*YOUR INSTRUCTIONS:*
Return the full material exactly.
##########
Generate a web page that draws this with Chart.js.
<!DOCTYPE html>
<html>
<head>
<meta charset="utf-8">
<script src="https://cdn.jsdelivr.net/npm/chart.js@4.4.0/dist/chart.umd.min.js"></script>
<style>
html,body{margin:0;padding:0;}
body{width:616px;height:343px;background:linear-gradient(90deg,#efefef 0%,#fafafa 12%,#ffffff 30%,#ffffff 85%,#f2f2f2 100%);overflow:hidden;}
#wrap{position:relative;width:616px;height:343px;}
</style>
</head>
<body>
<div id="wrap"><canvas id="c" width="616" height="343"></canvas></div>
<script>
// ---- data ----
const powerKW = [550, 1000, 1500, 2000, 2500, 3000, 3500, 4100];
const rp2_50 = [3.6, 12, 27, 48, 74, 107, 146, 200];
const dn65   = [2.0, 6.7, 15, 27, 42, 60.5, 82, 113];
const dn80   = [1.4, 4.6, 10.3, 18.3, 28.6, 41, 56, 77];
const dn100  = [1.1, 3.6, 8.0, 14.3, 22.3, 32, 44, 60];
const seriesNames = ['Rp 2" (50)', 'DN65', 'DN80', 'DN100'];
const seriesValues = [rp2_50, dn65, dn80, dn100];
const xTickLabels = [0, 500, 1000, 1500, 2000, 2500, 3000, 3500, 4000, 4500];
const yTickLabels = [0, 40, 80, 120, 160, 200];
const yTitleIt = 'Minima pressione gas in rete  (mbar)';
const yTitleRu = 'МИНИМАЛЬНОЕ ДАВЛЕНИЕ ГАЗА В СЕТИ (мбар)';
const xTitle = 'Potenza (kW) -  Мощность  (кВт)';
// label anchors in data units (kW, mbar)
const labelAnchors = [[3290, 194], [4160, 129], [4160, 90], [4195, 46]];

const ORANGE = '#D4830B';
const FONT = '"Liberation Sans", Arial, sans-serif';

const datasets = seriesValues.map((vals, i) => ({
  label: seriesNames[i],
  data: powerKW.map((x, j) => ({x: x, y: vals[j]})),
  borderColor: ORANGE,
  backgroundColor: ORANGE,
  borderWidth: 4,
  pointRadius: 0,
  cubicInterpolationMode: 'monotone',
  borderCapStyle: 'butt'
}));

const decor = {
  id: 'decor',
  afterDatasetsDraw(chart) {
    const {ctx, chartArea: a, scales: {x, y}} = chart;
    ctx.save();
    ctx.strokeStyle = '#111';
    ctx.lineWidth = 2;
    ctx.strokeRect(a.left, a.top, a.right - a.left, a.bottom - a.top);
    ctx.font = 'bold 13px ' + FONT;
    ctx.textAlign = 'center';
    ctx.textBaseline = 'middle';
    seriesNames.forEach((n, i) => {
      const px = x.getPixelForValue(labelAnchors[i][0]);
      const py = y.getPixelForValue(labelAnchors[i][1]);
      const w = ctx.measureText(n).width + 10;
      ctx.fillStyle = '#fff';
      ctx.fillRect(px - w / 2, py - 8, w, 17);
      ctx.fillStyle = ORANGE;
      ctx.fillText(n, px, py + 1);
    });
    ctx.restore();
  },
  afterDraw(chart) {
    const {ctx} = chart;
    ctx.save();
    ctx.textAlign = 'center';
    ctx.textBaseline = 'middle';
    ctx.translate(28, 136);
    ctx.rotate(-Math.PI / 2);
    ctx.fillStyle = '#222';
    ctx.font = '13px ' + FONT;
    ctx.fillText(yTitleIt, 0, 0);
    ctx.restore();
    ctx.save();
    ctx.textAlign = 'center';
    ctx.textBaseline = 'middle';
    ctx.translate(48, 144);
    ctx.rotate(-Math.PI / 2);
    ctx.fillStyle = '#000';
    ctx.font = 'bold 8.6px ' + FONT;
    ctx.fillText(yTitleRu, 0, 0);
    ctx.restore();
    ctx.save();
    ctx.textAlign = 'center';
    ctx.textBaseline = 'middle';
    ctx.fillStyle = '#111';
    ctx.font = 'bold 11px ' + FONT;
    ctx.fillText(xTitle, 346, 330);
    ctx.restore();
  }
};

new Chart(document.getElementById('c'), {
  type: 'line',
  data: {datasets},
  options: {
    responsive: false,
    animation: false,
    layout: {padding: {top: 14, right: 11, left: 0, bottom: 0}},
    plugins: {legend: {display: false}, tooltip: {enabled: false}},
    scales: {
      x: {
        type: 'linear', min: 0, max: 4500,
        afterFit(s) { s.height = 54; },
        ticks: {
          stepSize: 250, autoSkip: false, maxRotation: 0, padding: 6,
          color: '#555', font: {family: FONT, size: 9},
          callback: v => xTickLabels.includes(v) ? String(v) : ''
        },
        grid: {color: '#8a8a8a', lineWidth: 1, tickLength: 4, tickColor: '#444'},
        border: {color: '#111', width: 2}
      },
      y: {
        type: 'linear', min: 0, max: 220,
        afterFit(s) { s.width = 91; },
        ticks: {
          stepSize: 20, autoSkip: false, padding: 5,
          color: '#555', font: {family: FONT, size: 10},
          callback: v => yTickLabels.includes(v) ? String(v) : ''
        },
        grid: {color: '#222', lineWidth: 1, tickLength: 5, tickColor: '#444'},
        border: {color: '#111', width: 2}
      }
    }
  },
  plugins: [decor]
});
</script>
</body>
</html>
##########
*RESULT OF THIS EXERCISE:*
Generate a web page that draws this with Chart.js.
<!DOCTYPE html>
<html>
<head>
<meta charset="utf-8">
<script src="https://cdn.jsdelivr.net/npm/chart.js@4.4.0/dist/chart.umd.min.js"></script>
<style>
html,body{margin:0;padding:0;}
body{width:616px;height:343px;background:linear-gradient(90deg,#efefef 0%,#fafafa 12%,#ffffff 30%,#ffffff 85%,#f2f2f2 100%);overflow:hidden;}
#wrap{position:relative;width:616px;height:343px;}
</style>
</head>
<body>
<div id="wrap"><canvas id="c" width="616" height="343"></canvas></div>
<script>
// ---- data ----
const powerKW = [550, 1000, 1500, 2000, 2500, 3000, 3500, 4100];
const rp2_50 = [3.6, 12, 27, 48, 74, 107, 146, 200];
const dn65   = [2.0, 6.7, 15, 27, 42, 60.5, 82, 113];
const dn80   = [1.4, 4.6, 10.3, 18.3, 28.6, 41, 56, 77];
const dn100  = [1.1, 3.6, 8.0, 14.3, 22.3, 32, 44, 60];
const seriesNames = ['Rp 2" (50)', 'DN65', 'DN80', 'DN100'];
const seriesValues = [rp2_50, dn65, dn80, dn100];
const xTickLabels = [0, 500, 1000, 1500, 2000, 2500, 3000, 3500, 4000, 4500];
const yTickLabels = [0, 40, 80, 120, 160, 200];
const yTitleIt = 'Minima pressione gas in rete  (mbar)';
const yTitleRu = 'МИНИМАЛЬНОЕ ДАВЛЕНИЕ ГАЗА В СЕТИ (мбар)';
const xTitle = 'Potenza (kW) -  Мощность  (кВт)';
// label anchors in data units (kW, mbar)
const labelAnchors = [[3290, 194], [4160, 129], [4160, 90], [4195, 46]];

const ORANGE = '#D4830B';
const FONT = '"Liberation Sans", Arial, sans-serif';

const datasets = seriesValues.map((vals, i) => ({
  label: seriesNames[i],
  data: powerKW.map((x, j) => ({x: x, y: vals[j]})),
  borderColor: ORANGE,
  backgroundColor: ORANGE,
  borderWidth: 4,
  pointRadius: 0,
  cubicInterpolationMode: 'monotone',
  borderCapStyle: 'butt'
}));

const decor = {
  id: 'decor',
  afterDatasetsDraw(chart) {
    const {ctx, chartArea: a, scales: {x, y}} = chart;
    ctx.save();
    ctx.strokeStyle = '#111';
    ctx.lineWidth = 2;
    ctx.strokeRect(a.left, a.top, a.right - a.left, a.bottom - a.top);
    ctx.font = 'bold 13px ' + FONT;
    ctx.textAlign = 'center';
    ctx.textBaseline = 'middle';
    seriesNames.forEach((n, i) => {
      const px = x.getPixelForValue(labelAnchors[i][0]);
      const py = y.getPixelForValue(labelAnchors[i][1]);
      const w = ctx.measureText(n).width + 10;
      ctx.fillStyle = '#fff';
      ctx.fillRect(px - w / 2, py - 8, w, 17);
      ctx.fillStyle = ORANGE;
      ctx.fillText(n, px, py + 1);
    });
    ctx.restore();
  },
  afterDraw(chart) {
    const {ctx} = chart;
    ctx.save();
    ctx.textAlign = 'center';
    ctx.textBaseline = 'middle';
    ctx.translate(28, 136);
    ctx.rotate(-Math.PI / 2);
    ctx.fillStyle = '#222';
    ctx.font = '13px ' + FONT;
    ctx.fillText(yTitleIt, 0, 0);
    ctx.restore();
    ctx.save();
    ctx.textAlign = 'center';
    ctx.textBaseline = 'middle';
    ctx.translate(48, 144);
    ctx.rotate(-Math.PI / 2);
    ctx.fillStyle = '#000';
    ctx.font = 'bold 8.6px ' + FONT;
    ctx.fillText(yTitleRu, 0, 0);
    ctx.restore();
    ctx.save();
    ctx.textAlign = 'center';
    ctx.textBaseline = 'middle';
    ctx.fillStyle = '#111';
    ctx.font = 'bold 11px ' + FONT;
    ctx.fillText(xTitle, 346, 330);
    ctx.restore();
  }
};

new Chart(document.getElementById('c'), {
  type: 'line',
  data: {datasets},
  options: {
    responsive: false,
    animation: false,
    layout: {padding: {top: 14, right: 11, left: 0, bottom: 0}},
    plugins: {legend: {display: false}, tooltip: {enabled: false}},
    scales: {
      x: {
        type: 'linear', min: 0, max: 4500,
        afterFit(s) { s.height = 54; },
        ticks: {
          stepSize: 250, autoSkip: false, maxRotation: 0, padding: 6,
          color: '#555', font: {family: FONT, size: 9},
          callback: v => xTickLabels.includes(v) ? String(v) : ''
        },
        grid: {color: '#8a8a8a', lineWidth: 1, tickLength: 4, tickColor: '#444'},
        border: {color: '#111', width: 2}
      },
      y: {
        type: 'linear', min: 0, max: 220,
        afterFit(s) { s.width = 91; },
        ticks: {
          stepSize: 20, autoSkip: false, padding: 5,
          color: '#555', font: {family: FONT, size: 10},
          callback: v => yTickLabels.includes(v) ? String(v) : ''
        },
        grid: {color: '#222', lineWidth: 1, tickLength: 5, tickColor: '#444'},
        border: {color: '#111', width: 2}
      }
    }
  },
  plugins: [decor]
});
</script>
</body>
</html>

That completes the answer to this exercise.